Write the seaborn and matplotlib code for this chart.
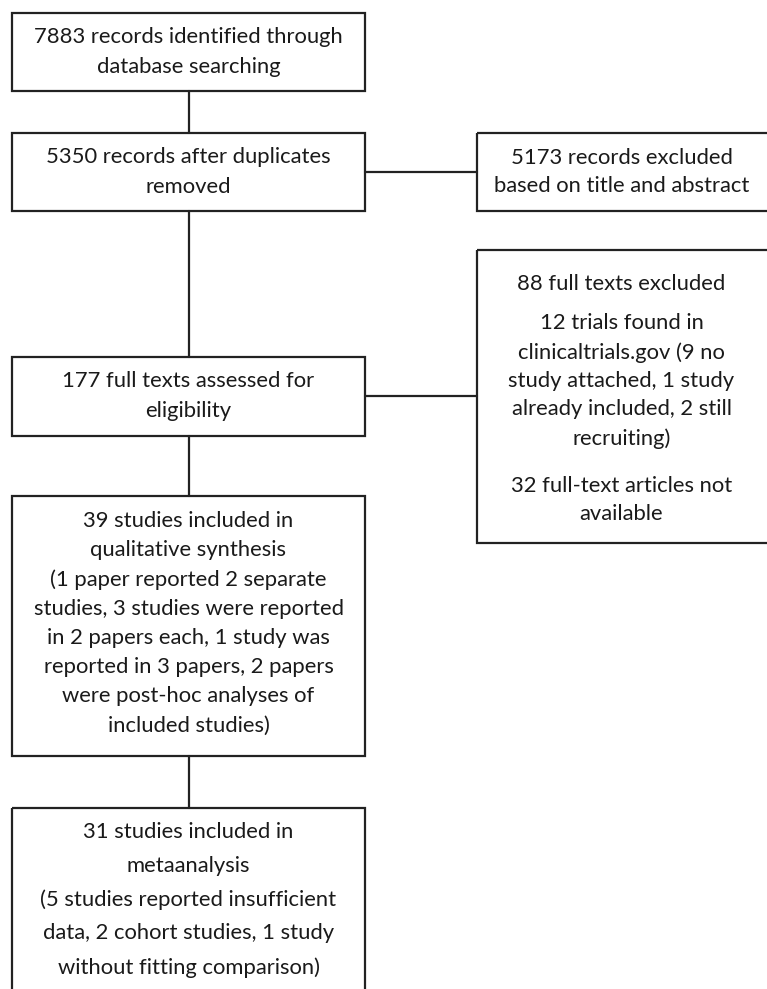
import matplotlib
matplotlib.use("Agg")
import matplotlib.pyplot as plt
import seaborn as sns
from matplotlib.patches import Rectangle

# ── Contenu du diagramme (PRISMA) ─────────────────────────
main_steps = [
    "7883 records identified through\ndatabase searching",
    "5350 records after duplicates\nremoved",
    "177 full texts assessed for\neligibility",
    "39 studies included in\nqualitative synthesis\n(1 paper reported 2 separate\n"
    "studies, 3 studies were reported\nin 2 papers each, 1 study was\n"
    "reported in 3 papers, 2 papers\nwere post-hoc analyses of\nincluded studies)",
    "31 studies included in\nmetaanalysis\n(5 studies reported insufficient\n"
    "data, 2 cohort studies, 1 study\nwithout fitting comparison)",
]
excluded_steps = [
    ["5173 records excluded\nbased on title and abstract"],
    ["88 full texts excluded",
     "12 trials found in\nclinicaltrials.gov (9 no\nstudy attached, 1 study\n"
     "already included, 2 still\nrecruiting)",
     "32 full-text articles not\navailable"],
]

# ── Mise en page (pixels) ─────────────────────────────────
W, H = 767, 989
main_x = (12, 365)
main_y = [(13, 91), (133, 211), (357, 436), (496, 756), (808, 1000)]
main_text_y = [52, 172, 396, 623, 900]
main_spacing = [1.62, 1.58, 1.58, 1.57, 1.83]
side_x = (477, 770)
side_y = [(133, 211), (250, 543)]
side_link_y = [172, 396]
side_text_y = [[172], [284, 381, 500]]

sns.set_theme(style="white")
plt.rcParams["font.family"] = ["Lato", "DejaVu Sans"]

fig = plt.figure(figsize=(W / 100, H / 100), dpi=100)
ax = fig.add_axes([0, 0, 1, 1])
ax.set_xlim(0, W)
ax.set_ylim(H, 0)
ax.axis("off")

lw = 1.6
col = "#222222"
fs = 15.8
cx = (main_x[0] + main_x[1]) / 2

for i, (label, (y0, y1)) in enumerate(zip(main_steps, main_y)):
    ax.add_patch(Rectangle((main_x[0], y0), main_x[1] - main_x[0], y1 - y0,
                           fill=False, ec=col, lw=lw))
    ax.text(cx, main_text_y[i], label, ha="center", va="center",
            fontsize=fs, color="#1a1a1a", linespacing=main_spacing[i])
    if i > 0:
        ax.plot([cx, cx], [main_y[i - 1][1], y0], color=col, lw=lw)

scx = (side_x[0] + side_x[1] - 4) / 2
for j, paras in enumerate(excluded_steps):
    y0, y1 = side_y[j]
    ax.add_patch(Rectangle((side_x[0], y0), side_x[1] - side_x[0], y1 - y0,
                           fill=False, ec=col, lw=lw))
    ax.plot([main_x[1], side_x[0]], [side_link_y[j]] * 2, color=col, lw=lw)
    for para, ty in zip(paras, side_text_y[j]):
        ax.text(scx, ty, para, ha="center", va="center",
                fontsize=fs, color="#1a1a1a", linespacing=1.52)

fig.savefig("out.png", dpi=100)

YOUR INSTRUCTIONS: Point out every line holding the string "matplotlib" and copy it.

RESPONSE TO THE EXERCISE:
Write the seaborn and matplotlib code for this chart.
import matplotlib
matplotlib.use("Agg")
import matplotlib.pyplot as plt
from matplotlib.patches import Rectangle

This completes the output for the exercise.